I realize this will never happen as many investors rely on the income of stocks like GME and management would be disrupting any sort or reliable income by doing this, but it's just a tangent I wanted to touch on.
There are a lot of variables in analyzing what the company could do with buybacks (how fast FCF grows/shrinks, how much is used on the dividend, and the share price). But this article is meant to show that the valuation of GME may have finally gotten so ridiculously low that management can create a floor in the share price by simply buying back shares. Even with FCF dropping at 5% in my first table, it shows that if prices stayed this depressed, GME could raise the dividend every year and still drop the payout ratio.
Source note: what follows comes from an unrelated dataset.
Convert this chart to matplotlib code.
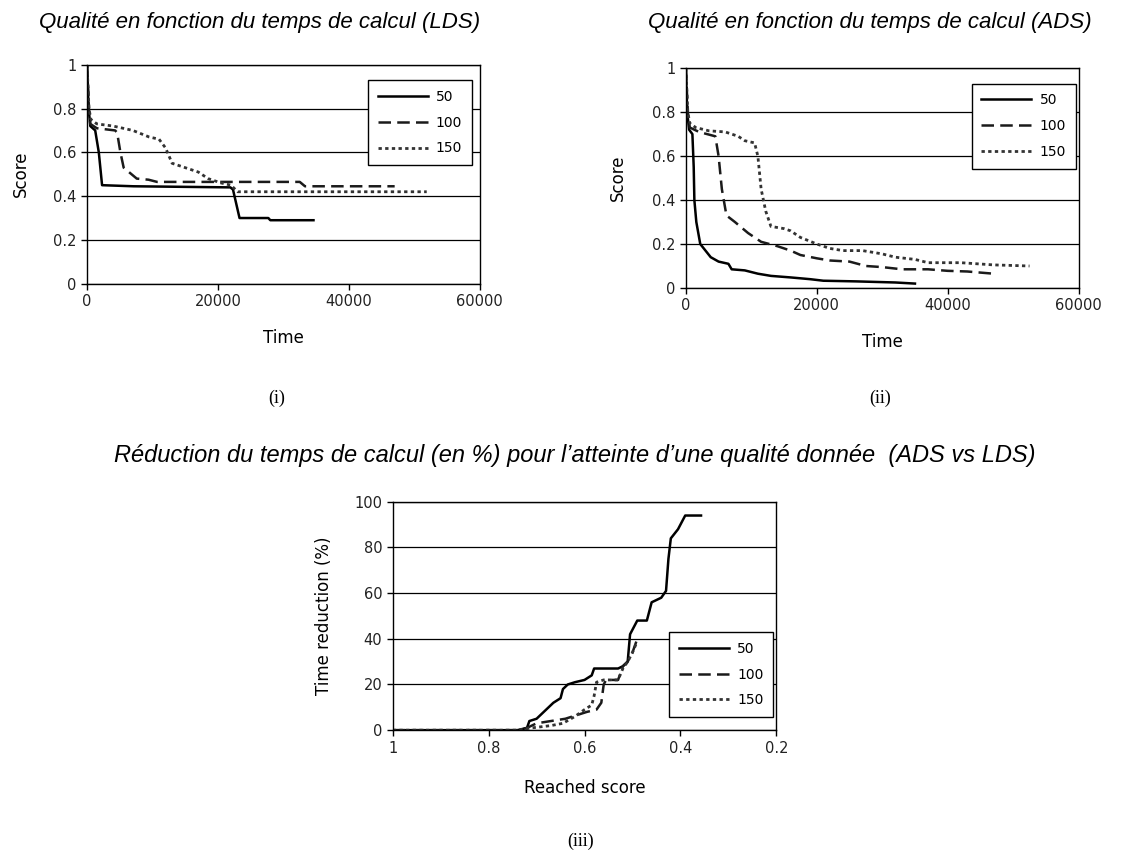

I made my model as simple as possible by ignoring mergers and acquisitions as another route to use FCF, but GME showed right in their Earnings Call Slides that they plan to use FCF for dividends, M&A, and buybacks. So once again, it's not that I think any of my scenarios will actually play out, I just wanted to show what a company with plenty of FCF and a low share price is capable of even as their business is slowly dying.
Some big risks still remain in GME despite the very low valuation. If the underlying business starts dying at 10-20% a year, buybacks won't do the trick. Also management is not likely to spend all the FCF on dividends and buybacks. If they invest in parts of the business or new areas of growth and those don't work out, the situation could fall apart much more quickly. I personally am going to do some short-term trading with GME but am still waiting to see how management follows through with capital allocation going forward before buying long-term. GME is finally so cheap though that if they buyback stock aggressively enough, they could likely outpace the decline in the overall business.
Disclosure: I am/we are long GME.
Additional disclosure: I am long GME by way of selling Oct 2017 Puts. I may close my position at any time.